Using the listing below, set down each line from the line containing "Clone this chart in matplotlib." through the line containing "t3_y = [0.177, 0.060, -0.215, 0.177]", both ends included, exactly and with nothing added.
==== Record list
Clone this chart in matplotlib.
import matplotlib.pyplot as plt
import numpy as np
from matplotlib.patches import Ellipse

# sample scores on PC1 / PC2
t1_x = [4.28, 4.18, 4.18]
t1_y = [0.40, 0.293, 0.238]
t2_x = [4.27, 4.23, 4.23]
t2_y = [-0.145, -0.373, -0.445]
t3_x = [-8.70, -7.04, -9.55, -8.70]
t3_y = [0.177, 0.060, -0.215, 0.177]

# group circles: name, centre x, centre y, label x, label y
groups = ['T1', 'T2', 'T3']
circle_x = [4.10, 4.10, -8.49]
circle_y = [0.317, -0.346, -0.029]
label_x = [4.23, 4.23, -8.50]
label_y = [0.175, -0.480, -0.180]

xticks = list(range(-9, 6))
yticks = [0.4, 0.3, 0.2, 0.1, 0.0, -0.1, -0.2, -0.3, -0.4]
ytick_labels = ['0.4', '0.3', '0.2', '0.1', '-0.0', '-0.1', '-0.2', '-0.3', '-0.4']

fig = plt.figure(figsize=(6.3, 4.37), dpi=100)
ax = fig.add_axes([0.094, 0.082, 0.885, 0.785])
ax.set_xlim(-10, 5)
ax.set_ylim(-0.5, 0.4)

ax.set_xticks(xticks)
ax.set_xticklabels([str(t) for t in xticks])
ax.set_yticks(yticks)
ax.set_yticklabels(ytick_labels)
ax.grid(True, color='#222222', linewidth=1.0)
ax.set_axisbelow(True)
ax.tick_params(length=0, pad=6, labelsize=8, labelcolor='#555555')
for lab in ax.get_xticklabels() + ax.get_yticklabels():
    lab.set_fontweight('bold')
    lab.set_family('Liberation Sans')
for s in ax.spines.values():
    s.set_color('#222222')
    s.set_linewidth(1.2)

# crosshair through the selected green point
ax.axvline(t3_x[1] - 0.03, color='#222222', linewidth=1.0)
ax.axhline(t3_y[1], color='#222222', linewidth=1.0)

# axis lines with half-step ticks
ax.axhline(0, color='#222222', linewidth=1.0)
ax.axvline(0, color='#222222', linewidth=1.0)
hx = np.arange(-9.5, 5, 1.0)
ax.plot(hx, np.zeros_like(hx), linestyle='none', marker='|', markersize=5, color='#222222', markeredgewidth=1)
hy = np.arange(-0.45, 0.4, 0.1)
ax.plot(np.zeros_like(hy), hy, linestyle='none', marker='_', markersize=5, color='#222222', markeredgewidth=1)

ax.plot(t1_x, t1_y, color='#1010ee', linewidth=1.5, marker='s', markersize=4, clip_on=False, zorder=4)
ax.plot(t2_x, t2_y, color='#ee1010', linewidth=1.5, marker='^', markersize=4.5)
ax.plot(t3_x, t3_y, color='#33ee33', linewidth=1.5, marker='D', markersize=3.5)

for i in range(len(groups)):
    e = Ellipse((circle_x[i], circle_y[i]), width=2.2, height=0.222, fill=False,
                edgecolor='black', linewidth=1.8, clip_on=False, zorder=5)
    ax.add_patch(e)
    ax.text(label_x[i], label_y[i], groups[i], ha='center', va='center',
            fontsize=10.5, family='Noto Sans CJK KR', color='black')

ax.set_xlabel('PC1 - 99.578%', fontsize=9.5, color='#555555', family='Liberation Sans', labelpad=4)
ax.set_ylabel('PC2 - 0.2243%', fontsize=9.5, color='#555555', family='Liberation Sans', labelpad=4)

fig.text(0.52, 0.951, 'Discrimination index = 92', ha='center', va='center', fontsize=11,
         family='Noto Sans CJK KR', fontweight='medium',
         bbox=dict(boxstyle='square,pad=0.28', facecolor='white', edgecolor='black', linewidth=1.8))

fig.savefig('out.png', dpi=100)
========
==== Record list
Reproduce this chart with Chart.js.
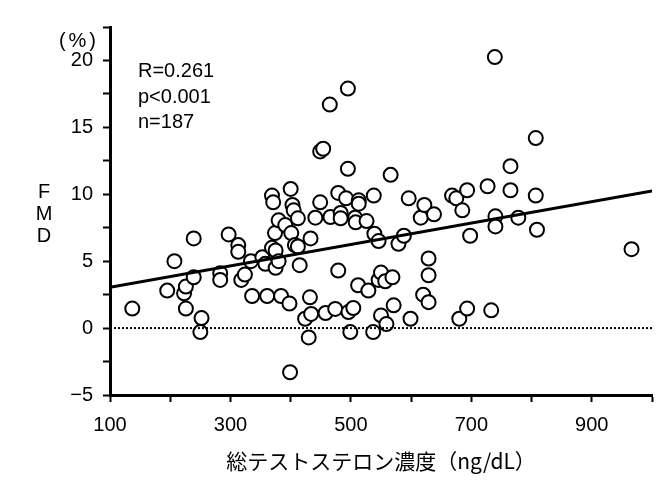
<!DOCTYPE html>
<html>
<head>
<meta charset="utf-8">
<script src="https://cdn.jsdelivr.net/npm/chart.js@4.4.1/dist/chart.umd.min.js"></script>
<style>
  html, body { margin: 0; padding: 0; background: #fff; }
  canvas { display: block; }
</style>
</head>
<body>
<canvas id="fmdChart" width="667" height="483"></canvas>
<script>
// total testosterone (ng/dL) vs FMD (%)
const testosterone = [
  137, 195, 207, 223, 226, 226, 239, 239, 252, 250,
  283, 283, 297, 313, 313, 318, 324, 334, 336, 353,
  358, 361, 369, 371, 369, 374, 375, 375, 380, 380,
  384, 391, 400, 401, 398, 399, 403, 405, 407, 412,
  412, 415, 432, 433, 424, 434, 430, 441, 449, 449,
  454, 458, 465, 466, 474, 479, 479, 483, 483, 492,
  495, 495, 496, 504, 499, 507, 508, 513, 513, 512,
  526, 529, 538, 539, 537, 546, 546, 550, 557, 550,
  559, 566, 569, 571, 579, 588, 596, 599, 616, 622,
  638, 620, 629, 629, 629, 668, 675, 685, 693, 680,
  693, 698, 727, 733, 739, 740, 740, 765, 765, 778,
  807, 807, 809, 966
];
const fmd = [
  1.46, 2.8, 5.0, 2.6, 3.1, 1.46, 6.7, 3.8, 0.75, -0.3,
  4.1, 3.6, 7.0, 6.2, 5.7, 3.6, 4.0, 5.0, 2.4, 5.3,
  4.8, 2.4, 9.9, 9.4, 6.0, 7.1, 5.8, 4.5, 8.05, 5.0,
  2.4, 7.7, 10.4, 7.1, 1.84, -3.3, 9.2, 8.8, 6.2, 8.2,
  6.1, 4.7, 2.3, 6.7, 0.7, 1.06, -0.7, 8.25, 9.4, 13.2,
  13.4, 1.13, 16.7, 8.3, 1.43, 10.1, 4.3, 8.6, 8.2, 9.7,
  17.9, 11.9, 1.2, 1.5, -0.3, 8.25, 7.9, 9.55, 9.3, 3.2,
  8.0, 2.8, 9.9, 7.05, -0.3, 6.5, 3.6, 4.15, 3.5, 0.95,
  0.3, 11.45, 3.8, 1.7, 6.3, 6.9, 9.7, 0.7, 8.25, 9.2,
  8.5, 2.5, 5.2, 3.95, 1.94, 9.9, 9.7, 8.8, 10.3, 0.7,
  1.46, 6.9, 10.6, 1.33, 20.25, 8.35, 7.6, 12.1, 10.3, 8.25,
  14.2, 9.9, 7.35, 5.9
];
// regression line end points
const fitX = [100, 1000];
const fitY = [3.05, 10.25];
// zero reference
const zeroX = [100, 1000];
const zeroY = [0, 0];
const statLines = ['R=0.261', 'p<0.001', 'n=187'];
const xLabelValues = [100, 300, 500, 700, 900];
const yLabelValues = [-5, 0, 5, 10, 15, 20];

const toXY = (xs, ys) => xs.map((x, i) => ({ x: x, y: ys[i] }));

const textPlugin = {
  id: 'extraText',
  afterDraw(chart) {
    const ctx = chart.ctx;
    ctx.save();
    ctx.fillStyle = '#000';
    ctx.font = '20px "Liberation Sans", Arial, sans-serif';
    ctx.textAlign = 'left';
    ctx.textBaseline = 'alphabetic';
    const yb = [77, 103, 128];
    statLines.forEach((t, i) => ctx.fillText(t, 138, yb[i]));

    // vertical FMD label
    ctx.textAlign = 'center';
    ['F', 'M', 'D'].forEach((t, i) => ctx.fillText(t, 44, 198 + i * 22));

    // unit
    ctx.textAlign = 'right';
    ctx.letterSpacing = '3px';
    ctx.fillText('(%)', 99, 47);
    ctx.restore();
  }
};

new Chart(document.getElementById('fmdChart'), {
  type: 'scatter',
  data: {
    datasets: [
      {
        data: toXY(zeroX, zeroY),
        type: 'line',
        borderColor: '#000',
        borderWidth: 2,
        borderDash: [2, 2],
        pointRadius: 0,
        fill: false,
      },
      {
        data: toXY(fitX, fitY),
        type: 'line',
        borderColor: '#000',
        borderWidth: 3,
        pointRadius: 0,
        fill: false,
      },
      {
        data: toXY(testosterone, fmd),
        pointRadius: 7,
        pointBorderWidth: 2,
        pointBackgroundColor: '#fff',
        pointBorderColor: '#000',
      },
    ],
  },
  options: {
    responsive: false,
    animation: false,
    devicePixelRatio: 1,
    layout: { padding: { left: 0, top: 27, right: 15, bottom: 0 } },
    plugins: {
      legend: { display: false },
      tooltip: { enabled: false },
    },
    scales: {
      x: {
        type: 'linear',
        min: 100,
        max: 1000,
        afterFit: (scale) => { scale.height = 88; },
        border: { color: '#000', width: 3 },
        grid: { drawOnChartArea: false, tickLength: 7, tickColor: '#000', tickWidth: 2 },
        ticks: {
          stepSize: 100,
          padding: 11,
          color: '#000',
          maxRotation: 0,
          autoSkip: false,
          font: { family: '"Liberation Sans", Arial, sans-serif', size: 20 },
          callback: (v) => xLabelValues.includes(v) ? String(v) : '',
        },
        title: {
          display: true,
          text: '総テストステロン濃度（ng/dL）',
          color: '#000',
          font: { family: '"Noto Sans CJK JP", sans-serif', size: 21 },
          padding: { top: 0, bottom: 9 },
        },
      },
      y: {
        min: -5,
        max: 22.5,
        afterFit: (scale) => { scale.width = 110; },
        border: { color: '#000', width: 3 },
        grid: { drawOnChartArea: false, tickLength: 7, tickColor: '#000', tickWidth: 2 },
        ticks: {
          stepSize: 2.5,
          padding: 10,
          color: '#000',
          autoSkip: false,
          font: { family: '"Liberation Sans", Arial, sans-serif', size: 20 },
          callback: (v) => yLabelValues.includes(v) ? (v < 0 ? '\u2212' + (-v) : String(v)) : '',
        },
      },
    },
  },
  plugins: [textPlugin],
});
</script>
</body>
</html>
========
==== Record list
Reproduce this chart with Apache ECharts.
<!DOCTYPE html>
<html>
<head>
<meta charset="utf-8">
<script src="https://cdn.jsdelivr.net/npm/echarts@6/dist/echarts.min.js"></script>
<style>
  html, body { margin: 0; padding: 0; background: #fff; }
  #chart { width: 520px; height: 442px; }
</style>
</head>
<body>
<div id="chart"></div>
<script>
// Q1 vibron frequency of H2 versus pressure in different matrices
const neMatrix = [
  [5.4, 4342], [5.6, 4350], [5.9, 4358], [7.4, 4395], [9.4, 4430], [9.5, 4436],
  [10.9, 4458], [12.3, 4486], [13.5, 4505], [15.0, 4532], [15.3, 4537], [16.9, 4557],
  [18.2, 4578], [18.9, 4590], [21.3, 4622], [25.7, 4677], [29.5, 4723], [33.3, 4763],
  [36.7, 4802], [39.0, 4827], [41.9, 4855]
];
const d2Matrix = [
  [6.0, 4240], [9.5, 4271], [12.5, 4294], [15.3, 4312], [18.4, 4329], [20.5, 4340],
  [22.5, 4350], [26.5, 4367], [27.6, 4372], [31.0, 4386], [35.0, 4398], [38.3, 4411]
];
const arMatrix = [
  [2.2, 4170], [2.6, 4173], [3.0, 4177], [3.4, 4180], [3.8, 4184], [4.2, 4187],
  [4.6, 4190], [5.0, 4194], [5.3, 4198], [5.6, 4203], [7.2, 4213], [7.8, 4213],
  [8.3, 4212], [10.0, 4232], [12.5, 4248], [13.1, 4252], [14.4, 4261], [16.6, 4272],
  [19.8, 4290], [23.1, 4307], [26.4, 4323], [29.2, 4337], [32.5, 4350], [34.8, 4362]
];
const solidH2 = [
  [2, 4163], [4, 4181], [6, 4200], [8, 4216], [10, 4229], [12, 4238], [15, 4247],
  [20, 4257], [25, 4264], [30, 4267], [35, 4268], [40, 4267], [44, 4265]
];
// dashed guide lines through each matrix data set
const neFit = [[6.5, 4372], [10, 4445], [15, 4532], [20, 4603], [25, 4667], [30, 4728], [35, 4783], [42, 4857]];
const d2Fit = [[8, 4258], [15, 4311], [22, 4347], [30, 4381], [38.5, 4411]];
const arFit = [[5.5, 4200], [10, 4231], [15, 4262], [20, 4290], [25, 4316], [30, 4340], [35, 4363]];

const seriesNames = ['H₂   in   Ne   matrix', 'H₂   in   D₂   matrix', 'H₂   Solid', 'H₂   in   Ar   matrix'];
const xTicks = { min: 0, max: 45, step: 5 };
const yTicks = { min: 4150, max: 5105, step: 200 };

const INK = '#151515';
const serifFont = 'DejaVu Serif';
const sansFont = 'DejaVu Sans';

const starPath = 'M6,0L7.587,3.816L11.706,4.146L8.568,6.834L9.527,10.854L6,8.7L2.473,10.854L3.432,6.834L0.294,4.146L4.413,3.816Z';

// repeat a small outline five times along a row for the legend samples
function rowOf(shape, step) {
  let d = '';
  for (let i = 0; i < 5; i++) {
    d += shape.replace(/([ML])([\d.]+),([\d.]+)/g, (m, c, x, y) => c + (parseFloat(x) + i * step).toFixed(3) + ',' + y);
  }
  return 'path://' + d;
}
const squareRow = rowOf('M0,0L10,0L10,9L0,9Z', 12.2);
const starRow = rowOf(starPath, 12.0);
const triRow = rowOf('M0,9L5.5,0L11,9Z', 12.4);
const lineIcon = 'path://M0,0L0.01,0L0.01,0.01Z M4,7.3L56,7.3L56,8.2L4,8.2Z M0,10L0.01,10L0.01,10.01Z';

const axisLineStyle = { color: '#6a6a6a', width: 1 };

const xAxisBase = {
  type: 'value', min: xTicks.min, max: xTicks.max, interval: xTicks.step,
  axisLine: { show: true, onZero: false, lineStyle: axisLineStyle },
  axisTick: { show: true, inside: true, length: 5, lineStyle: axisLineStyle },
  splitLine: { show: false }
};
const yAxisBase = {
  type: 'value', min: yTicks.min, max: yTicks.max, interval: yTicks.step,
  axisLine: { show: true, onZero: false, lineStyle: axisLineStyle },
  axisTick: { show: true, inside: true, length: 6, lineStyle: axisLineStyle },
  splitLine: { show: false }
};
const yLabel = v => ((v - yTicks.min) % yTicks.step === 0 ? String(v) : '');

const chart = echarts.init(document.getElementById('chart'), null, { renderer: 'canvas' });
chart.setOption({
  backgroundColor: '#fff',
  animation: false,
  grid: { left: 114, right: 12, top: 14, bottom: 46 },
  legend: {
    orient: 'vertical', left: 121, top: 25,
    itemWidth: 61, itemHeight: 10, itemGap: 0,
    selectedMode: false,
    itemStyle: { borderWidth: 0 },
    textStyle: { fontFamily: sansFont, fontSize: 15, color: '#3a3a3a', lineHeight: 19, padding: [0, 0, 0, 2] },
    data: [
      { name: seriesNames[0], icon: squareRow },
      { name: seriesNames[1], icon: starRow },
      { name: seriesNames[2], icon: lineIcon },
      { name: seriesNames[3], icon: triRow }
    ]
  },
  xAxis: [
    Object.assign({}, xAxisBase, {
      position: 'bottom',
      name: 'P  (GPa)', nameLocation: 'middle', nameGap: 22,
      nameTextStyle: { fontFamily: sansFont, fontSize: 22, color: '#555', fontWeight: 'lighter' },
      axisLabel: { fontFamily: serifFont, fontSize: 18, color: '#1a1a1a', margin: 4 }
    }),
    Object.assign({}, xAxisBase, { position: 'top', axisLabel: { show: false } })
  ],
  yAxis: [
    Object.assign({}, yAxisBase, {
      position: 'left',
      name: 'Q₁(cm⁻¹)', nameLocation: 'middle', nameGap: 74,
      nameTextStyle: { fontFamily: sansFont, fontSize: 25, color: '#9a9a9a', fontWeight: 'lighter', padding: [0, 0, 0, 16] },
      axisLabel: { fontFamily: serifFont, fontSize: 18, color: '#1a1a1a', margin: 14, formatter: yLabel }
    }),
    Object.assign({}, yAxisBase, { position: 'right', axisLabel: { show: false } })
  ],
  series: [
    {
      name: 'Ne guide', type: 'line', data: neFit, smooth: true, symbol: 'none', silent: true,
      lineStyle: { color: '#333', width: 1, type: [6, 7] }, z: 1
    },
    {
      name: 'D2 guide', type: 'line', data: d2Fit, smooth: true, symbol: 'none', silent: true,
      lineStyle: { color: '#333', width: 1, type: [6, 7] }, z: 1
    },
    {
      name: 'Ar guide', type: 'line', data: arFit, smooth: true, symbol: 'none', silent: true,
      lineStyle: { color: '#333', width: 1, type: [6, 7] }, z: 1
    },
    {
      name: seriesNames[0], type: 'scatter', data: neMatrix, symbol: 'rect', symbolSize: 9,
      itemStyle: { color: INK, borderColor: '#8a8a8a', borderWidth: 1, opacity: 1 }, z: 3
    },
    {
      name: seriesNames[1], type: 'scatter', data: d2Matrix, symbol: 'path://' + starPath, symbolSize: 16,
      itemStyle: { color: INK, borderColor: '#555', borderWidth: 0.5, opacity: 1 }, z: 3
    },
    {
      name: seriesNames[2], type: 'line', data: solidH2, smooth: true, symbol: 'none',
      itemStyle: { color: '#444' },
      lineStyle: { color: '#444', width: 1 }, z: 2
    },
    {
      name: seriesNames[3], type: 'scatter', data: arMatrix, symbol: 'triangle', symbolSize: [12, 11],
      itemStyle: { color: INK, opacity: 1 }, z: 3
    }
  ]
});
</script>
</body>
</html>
========
The result:
Clone this chart in matplotlib.
import matplotlib.pyplot as plt
import numpy as np
from matplotlib.patches import Ellipse

# sample scores on PC1 / PC2
t1_x = [4.28, 4.18, 4.18]
t1_y = [0.40, 0.293, 0.238]
t2_x = [4.27, 4.23, 4.23]
t2_y = [-0.145, -0.373, -0.445]
t3_x = [-8.70, -7.04, -9.55, -8.70]
t3_y = [0.177, 0.060, -0.215, 0.177]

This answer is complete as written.